Four sectors of the banking system all saw the bad debts ratio decreasing. Only joint stock banks saw the bad debt ratio increasing to 5.71 percent, or 1130 billion dong.

The figures showed that in November, the outstanding loans in foreign currencies increased more slowly than the outstanding loans in Vietnam dong. However, foreign banks and non-bank credit institutions still had high growth rates in the foreign currency outstanding loans.

Under the Decision No. 493 issued by the State Bank of Vietnam, debts can be classified into five groups. Of these groups, the 3rd-group debts are “subprime debts”, the 4th-group debts are considered “doubtful debts” and the 5th group debts means the debts which may be unrecoverable because borrowers cannot pay back.

following this classification method, the subprime debts by the end of November had amounted to 2.42 percent of the total outstanding loans, an increase of 0.16 percent in comparison with October.

When analyzing the subprime loans of the whole banking system, one would see that the 5th-group loans accounted for nearly 50 percent of the total outstanding loans, up by 8.7 percent over the previous month, while the 3rd and 4th group loans decreased.

Especially, the 5th group loans have become the headache to many commercial banks.

A financial expert, when analyzing the figures, said that though the subprime loans of the whole banking system is not high, some problems still remain.

First, regarding the debt classification, besides BIDV (the Bank for Investment and Development of Vietnam) and some other banks which classify debts in accordance with the Article 7, most banks follow the Article 6. The main difference of the two articles is that the Article 7 sets higher standards which may lead to the higher bad debt ratio.

Therefore, Vietnamese credit institutions need to keep a close watch over their bad debt ratios, especially when they classify debts only in accordance with Vietnamese standards, and they should get prepared for the international practice and the requirements of Basel accord.
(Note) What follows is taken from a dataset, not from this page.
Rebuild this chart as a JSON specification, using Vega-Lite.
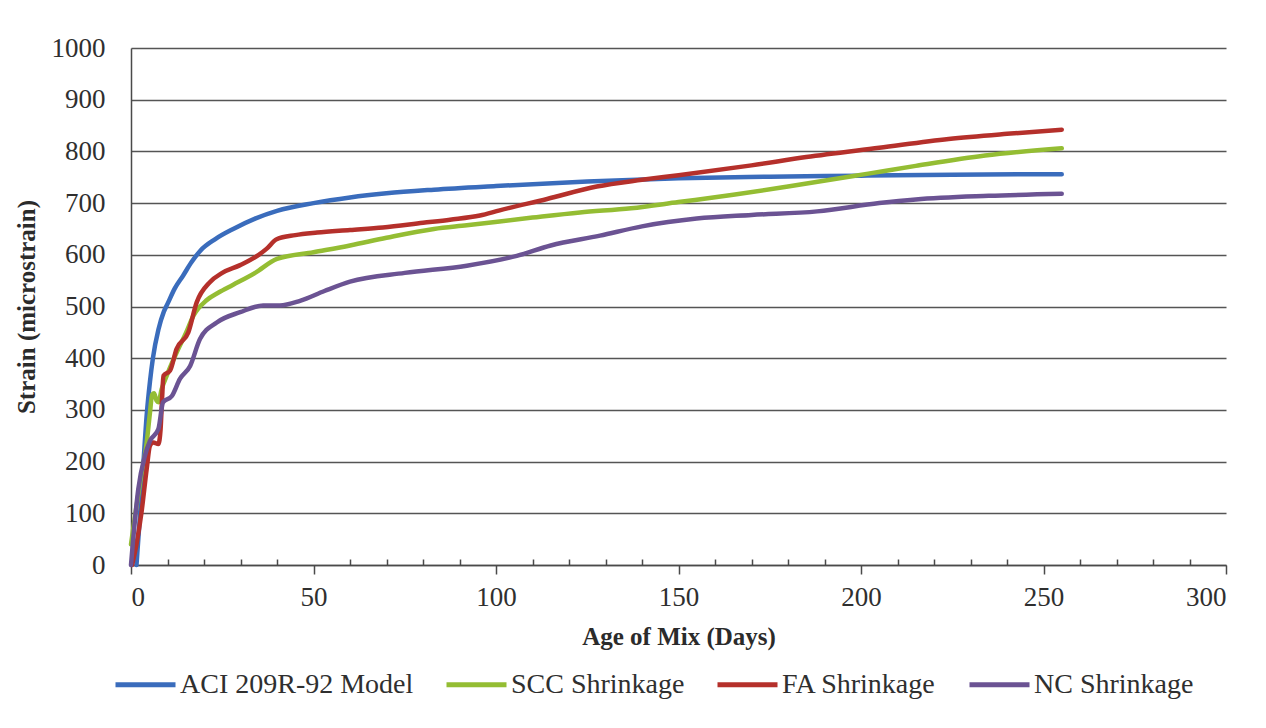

Second, state owned banks and joint stock banks now have very high outstanding loans proportions, and if the subprime loans of the two sectors decrease, the bad debt ratio of the whole banking system will decrease sharply. By the end of November 2010, the 5th group of the whole banking system had accounted for 1.19 percent of total oustanding loans and nearly 50 percent of subprime debts, while state owned bank’s debts had accounted for 60.12 percent of the total 5th group debts.

Meanwhile, joint stock banks’ debts had accounted for 33.43 percent of 5th group debts by November, and 38/39 these banks had 5th group debts. Bao Viet was the only bank which did not have 5th group debts.